Director: Pascal Chaumeil

Actors: Imogen Poots

Release Date: Monday 30th November -0001

Genre(s): Drama

Running time: Germany minutes

Nick Hornby has had a run of good luck when it comes to adaptations of his works, with High Fidelity, About A Boy and even Fever Pitch ranging from decent to really quite good, so chances were good that the trend would continue. A director with potential? Check. A great cast? Check. A kooky and timely plot? Check. Lots of funny jokes and poignant moments? Uhm... Not so much.

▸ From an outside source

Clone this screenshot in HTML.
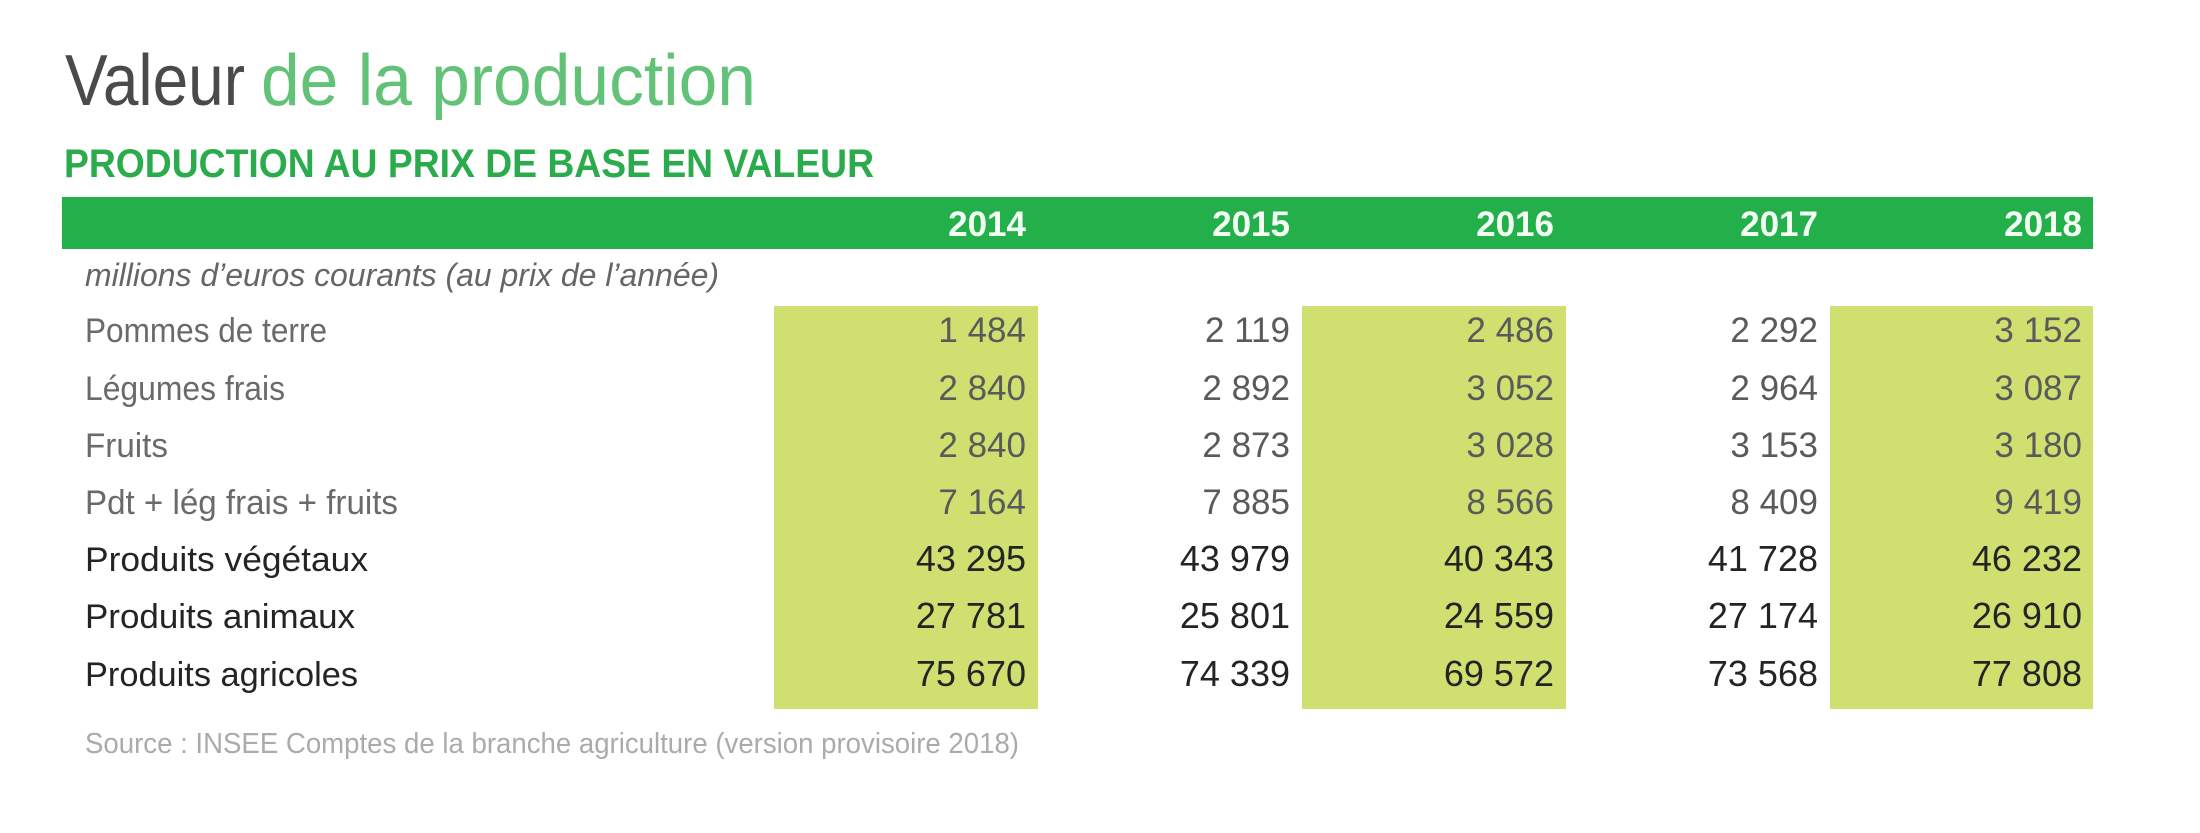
<!DOCTYPE html>
<html>
<head>
<meta charset="utf-8">
<style>
  html, body { margin: 0; padding: 0; background: #ffffff; }
  svg { display: block; }
  text { font-family: "Liberation Sans", "DejaVu Sans", sans-serif; }
</style>
</head>
<body>
<svg width="2200" height="833" viewBox="0 0 2200 833" xmlns="http://www.w3.org/2000/svg">
  <rect x="0" y="0" width="2200" height="833" fill="#ffffff"/>

  <!-- Title -->
  <text x="65" y="105" font-size="72" fill="#4a4a4a" textLength="180" lengthAdjust="spacingAndGlyphs">Valeur</text>
  <text x="261" y="105" font-size="72" fill="#62c278" textLength="495" lengthAdjust="spacingAndGlyphs">de la production</text>

  <!-- Subtitle -->
  <text x="64" y="177" font-size="40" font-weight="bold" fill="#2aab4c" textLength="810" lengthAdjust="spacingAndGlyphs">PRODUCTION AU PRIX DE BASE EN VALEUR</text>

  <!-- Header bar -->
  <rect x="62" y="197" width="2031" height="52" fill="#23b04b"/>
  <g font-size="35" font-weight="bold" fill="#f2fff2" text-anchor="end">
    <text x="1026" y="236">2014</text>
    <text x="1290" y="236">2015</text>
    <text x="1554" y="236">2016</text>
    <text x="1818" y="236">2017</text>
    <text x="2082" y="236">2018</text>
  </g>

  <!-- unit note -->
  <text x="85" y="286" font-size="32" font-style="italic" fill="#666666" textLength="634" lengthAdjust="spacingAndGlyphs">millions d’euros courants (au prix de l’année)</text>

  <!-- highlighted columns -->
  <rect x="774" y="306" width="264" height="403" fill="#cfdf70"/>
  <rect x="1302" y="306" width="264" height="403" fill="#cfdf70"/>
  <rect x="1830" y="306" width="263" height="403" fill="#cfdf70"/>

  <!-- Row labels -->
  <g font-size="34" fill="#6a6a6a">
    <text x="85" y="342" textLength="242" lengthAdjust="spacingAndGlyphs">Pommes de terre</text>
    <text x="85" y="400" textLength="200" lengthAdjust="spacingAndGlyphs">Légumes frais</text>
    <text x="85" y="457" textLength="83" lengthAdjust="spacingAndGlyphs">Fruits</text>
    <text x="85" y="514" textLength="313" lengthAdjust="spacingAndGlyphs">Pdt + lég frais + fruits</text>
  </g>
  <g font-size="34" fill="#242424">
    <text x="85" y="571" textLength="283" lengthAdjust="spacingAndGlyphs">Produits végétaux</text>
    <text x="85" y="628" textLength="270" lengthAdjust="spacingAndGlyphs">Produits animaux</text>
    <text x="85" y="686" textLength="273" lengthAdjust="spacingAndGlyphs">Produits agricoles</text>
  </g>

  <!-- Numbers: light rows -->
  <g font-size="35" fill="#5a5a5a" text-anchor="end">
    <text x="1026" y="342">1 484</text>
    <text x="1290" y="342">2 119</text>
    <text x="1554" y="342">2 486</text>
    <text x="1818" y="342">2 292</text>
    <text x="2082" y="342">3 152</text>

    <text x="1026" y="400">2 840</text>
    <text x="1290" y="400">2 892</text>
    <text x="1554" y="400">3 052</text>
    <text x="1818" y="400">2 964</text>
    <text x="2082" y="400">3 087</text>

    <text x="1026" y="457">2 840</text>
    <text x="1290" y="457">2 873</text>
    <text x="1554" y="457">3 028</text>
    <text x="1818" y="457">3 153</text>
    <text x="2082" y="457">3 180</text>

    <text x="1026" y="514">7 164</text>
    <text x="1290" y="514">7 885</text>
    <text x="1554" y="514">8 566</text>
    <text x="1818" y="514">8 409</text>
    <text x="2082" y="514">9 419</text>
  </g>

  <!-- Numbers: dark rows -->
  <g font-size="36" fill="#242424" text-anchor="end">
    <text x="1026" y="571">43 295</text>
    <text x="1290" y="571">43 979</text>
    <text x="1554" y="571">40 343</text>
    <text x="1818" y="571">41 728</text>
    <text x="2082" y="571">46 232</text>

    <text x="1026" y="628">27 781</text>
    <text x="1290" y="628">25 801</text>
    <text x="1554" y="628">24 559</text>
    <text x="1818" y="628">27 174</text>
    <text x="2082" y="628">26 910</text>

    <text x="1026" y="686">75 670</text>
    <text x="1290" y="686">74 339</text>
    <text x="1554" y="686">69 572</text>
    <text x="1818" y="686">73 568</text>
    <text x="2082" y="686">77 808</text>
  </g>

  <!-- Source -->
  <text x="85" y="753" font-size="29" fill="#ababab" textLength="934" lengthAdjust="spacingAndGlyphs">Source : INSEE Comptes de la branche agriculture (version provisoire 2018)</text>
</svg>
</body>
</html>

Its New Year's Eve, and Pierce Brosnan is playing a disgraced TV presenter who is on top of a very tall building in London and about to jump off. However, he finds he's not alone up there, and we promptly get introduced to Toni Collette's struggling single mother of a handicapped son, Imogen Poots' distraught and heartbroken party-girl and Aaron Paul's deep and depressed loner. They get to talking and make a pact not to kill themselves before Valentine’s Day, using each other as a support group.

Making a comedy about suicide was always going to be a tricky balancing act, and while Hornby may have managed to stick his landing (so to speak) in the novel, the same can't be said for the adapted screenplay. Veering madly between inappropriate, almost slap-stick comedy, then to scenes of overwrought emotions, with barely a pause for breath in between, there is no sense of even tone, no real sense of rhythm to proceedings. This bit is funny, you should laugh now, this bit is sad, you should cry now, but without the leg-work of actually making us care about the characters we're laughing or crying with.

Thankfully the cast do more than their fair share, with all four leads doing their best, with some solid support from Rosamund Pike as Brosnan's former TV co-anchor, and Sam Neill as Poots' politician father. But they do their best work whenever the film takes a second to stop mugging around and have a legitimate moment of real-ness, which are too few and too far between.

By far the worst Hornby adaptation, and between this and Need For Speed, Aaron Paul really needs to have a better quality detector before he just becomes known as 'that guy who acted with Bryan Cranston'.